>> start

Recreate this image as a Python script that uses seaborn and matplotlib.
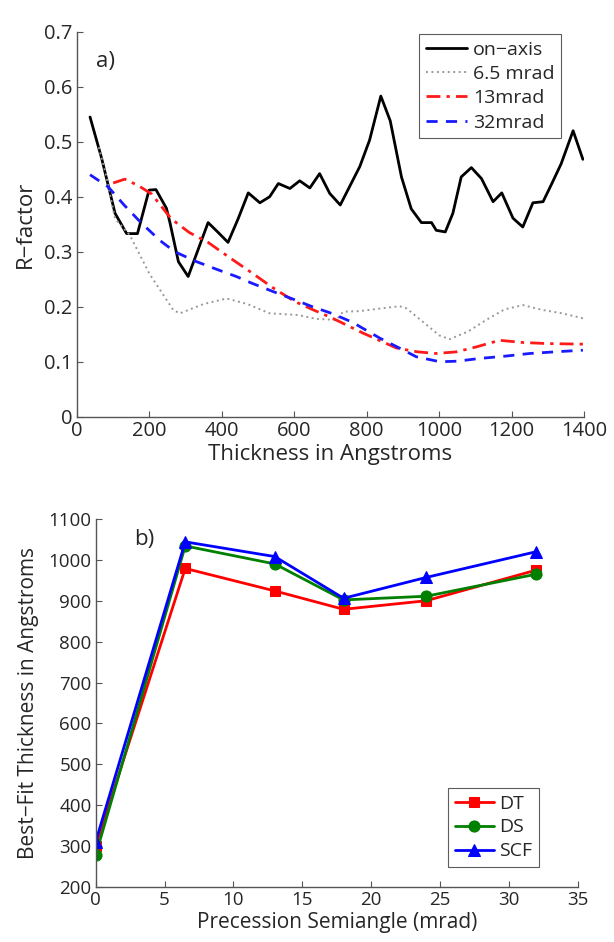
import numpy as np
import pandas as pd
import matplotlib
matplotlib.use("Agg")
import matplotlib.pyplot as plt
import seaborn as sns

# ---------------- data: panel a ----------------
onaxis_x = [36, 68, 105, 137, 167, 199, 218, 247, 257, 280, 307, 362, 390, 417, 445, 473, 505, 532, 556, 588,
            615, 643, 670, 698, 727, 754, 781, 808, 839, 865, 896, 923, 951, 979, 992, 1017, 1038, 1061, 1089,
            1117, 1149, 1173, 1204, 1231, 1259, 1287, 1312, 1337, 1370, 1397]
onaxis_y = [0.545, 0.47, 0.37, 0.333, 0.333, 0.412, 0.413, 0.379, 0.352, 0.282, 0.255, 0.353, 0.335, 0.317, 0.36,
            0.407, 0.389, 0.400, 0.424, 0.415, 0.429, 0.416, 0.442, 0.406, 0.385, 0.42, 0.455, 0.503, 0.583,
            0.538, 0.436, 0.378, 0.353, 0.353, 0.339, 0.336, 0.37, 0.436, 0.453, 0.433, 0.391, 0.407, 0.361,
            0.345, 0.389, 0.391, 0.425, 0.46, 0.52, 0.468]

m65_x = [60, 80, 105, 146, 200, 266, 284, 350, 413, 470, 532, 610, 660, 716, 735, 780, 840, 891, 910, 960,
         1000, 1029, 1080, 1130, 1180, 1231, 1287, 1340, 1397]
m65_y = [0.49, 0.44, 0.36, 0.330, 0.26, 0.194, 0.188, 0.205, 0.215, 0.205, 0.188, 0.185, 0.178, 0.176, 0.191,
         0.192, 0.197, 0.201, 0.197, 0.17, 0.148, 0.141, 0.155, 0.176, 0.195, 0.203, 0.194, 0.188, 0.179]

m13_x = [100, 132, 170, 206, 260, 310, 362, 420, 482, 540, 600, 650, 703, 790, 882, 940, 992, 1048, 1103,
         1167, 1231, 1300, 1397]
m13_y = [0.425, 0.432, 0.42, 0.405, 0.36, 0.335, 0.317, 0.29, 0.262, 0.235, 0.21, 0.195, 0.18, 0.152,
         0.125, 0.118, 0.115, 0.118, 0.127, 0.139, 0.135, 0.133, 0.132]

m32_x = [36, 86, 130, 178, 230, 270, 330, 390, 440, 482, 540, 600, 650, 703, 760, 836, 890, 937, 1002, 1050,
         1112, 1180, 1250, 1320, 1397]
m32_y = [0.44, 0.418, 0.385, 0.352, 0.32, 0.30, 0.282, 0.267, 0.255, 0.243, 0.228, 0.213, 0.20, 0.188, 0.172,
         0.143, 0.125, 0.109, 0.100, 0.101, 0.106, 0.110, 0.115, 0.118, 0.121]

series_a = ["on\u2212axis", "6.5 mrad", "13mrad", "32mrad"]

# ---------------- data: panel b ----------------
semiangle = [0, 6.5, 13, 18, 24, 32]
dt = [300, 979, 924, 879, 900, 975]
ds = [278, 1034, 990, 902, 911, 965]
scf = [311, 1044, 1008, 906, 957, 1020]
series_b = ["DT", "DS", "SCF"]

# ---------------- styling ----------------
sns.set_style("ticks")
plt.rcParams["font.family"] = ["Open Sans", "DejaVu Sans"]
plt.rcParams["xtick.direction"] = "in"
plt.rcParams["ytick.direction"] = "in"

fig = plt.figure(figsize=(6.14, 9.42), dpi=100)
ax1 = fig.add_axes([0.1254, 0.5576, 0.8257, 0.4087])
ax2 = fig.add_axes([0.1559, 0.0584, 0.7850, 0.3907])

spine_col = "#555555"

# panel a
styles_a = [
    (onaxis_x, onaxis_y, "black", "-", 2.0),
    (m65_x, m65_y, "#999999", (0, (1, 1.8)), 1.4),
    (m13_x, m13_y, "#ff1a1a", (0, (5, 2.2, 1.2, 2.2)), 2.0),
    (m32_x, m32_y, "#1a1aff", (0, (4, 3)), 2.0),
]
for (xs, ys, c, ls, lw), name in zip(styles_a, series_a):
    df = pd.DataFrame({"x": xs, "y": ys})
    sns.lineplot(data=df, x="x", y="y", ax=ax1, color=c, linestyle=ls, linewidth=lw,
                 label=name, estimator=None, sort=False)

ax1.set_xlim(0, 1400)
ax1.set_ylim(0, 0.7)
ax1.set_xticks(np.arange(0, 1401, 200))
ax1.set_yticks(np.arange(0, 0.71, 0.1))
ax1.set_yticklabels(["0", "0.1", "0.2", "0.3", "0.4", "0.5", "0.6", "0.7"])
ax1.set_xlabel("Thickness in Angstroms", fontsize=16, labelpad=2)
ax1.set_ylabel("R\u2212factor", fontsize=16, labelpad=6)
ax1.text(52, 0.645, "a)", fontsize=16, va="center")
leg1 = ax1.legend(loc="upper right", bbox_to_anchor=(0.955, 0.994), fontsize=14, frameon=True,
                  fancybox=False, edgecolor="#333333", handlelength=2.1, handletextpad=0.3,
                  borderpad=0.35, labelspacing=0.32, borderaxespad=0)
leg1.get_frame().set_linewidth(0.8)
ax1.tick_params(axis="both", labelsize=14.5)

# panel b
styles_b = [
    (dt, "#ff0000", "s", 7),
    (ds, "#008000", "o", 8),
    (scf, "#0000ff", "^", 9),
]
for (ys, c, mk, ms), name in zip(styles_b, series_b):
    df = pd.DataFrame({"x": semiangle, "y": ys})
    sns.lineplot(data=df, x="x", y="y", ax=ax2, color=c, marker=mk, markersize=ms,
                 markeredgecolor=c, linewidth=2.0, label=name, estimator=None, sort=False)

ax2.set_xlim(0, 35)
ax2.set_ylim(200, 1100)
ax2.set_xticks(np.arange(0, 36, 5))
ax2.set_yticks(np.arange(200, 1101, 100))
ax2.set_xlabel("Precession Semiangle (mrad)", fontsize=15, labelpad=2)
ax2.set_ylabel("Best\u2212Fit Thickness in Angstroms", fontsize=15, labelpad=7)
ax2.text(2.8, 1050, "b)", fontsize=16, va="center")
leg2 = ax2.legend(loc="lower right", bbox_to_anchor=(0.92, 0.054), fontsize=14, frameon=True,
                  fancybox=False, edgecolor="#333333", handlelength=2.0, handletextpad=0.3,
                  borderpad=0.35, labelspacing=0.3, borderaxespad=0)
leg2.get_frame().set_linewidth(0.8)
ax2.tick_params(axis="both", labelsize=13.5)

for ax in (ax1, ax2):
    sns.despine(ax=ax)
    for s in ("left", "bottom"):
        ax.spines[s].set_color(spine_col)
        ax.spines[s].set_linewidth(1.0)
    ax.tick_params(axis="both", length=4, width=0.8, color=spine_col, pad=3)

fig.savefig("out.png", dpi=100, facecolor="white")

>> end

Repeat exactly and only the lines from the start of the data above through the line that holds "import seaborn as sns", inclusive. Pictures do not belong in the copy.

_THE RESPONSE_:
Recreate this image as a Python script that uses seaborn and matplotlib.
import numpy as np
import pandas as pd
import matplotlib
matplotlib.use("Agg")
import matplotlib.pyplot as plt
import seaborn as sns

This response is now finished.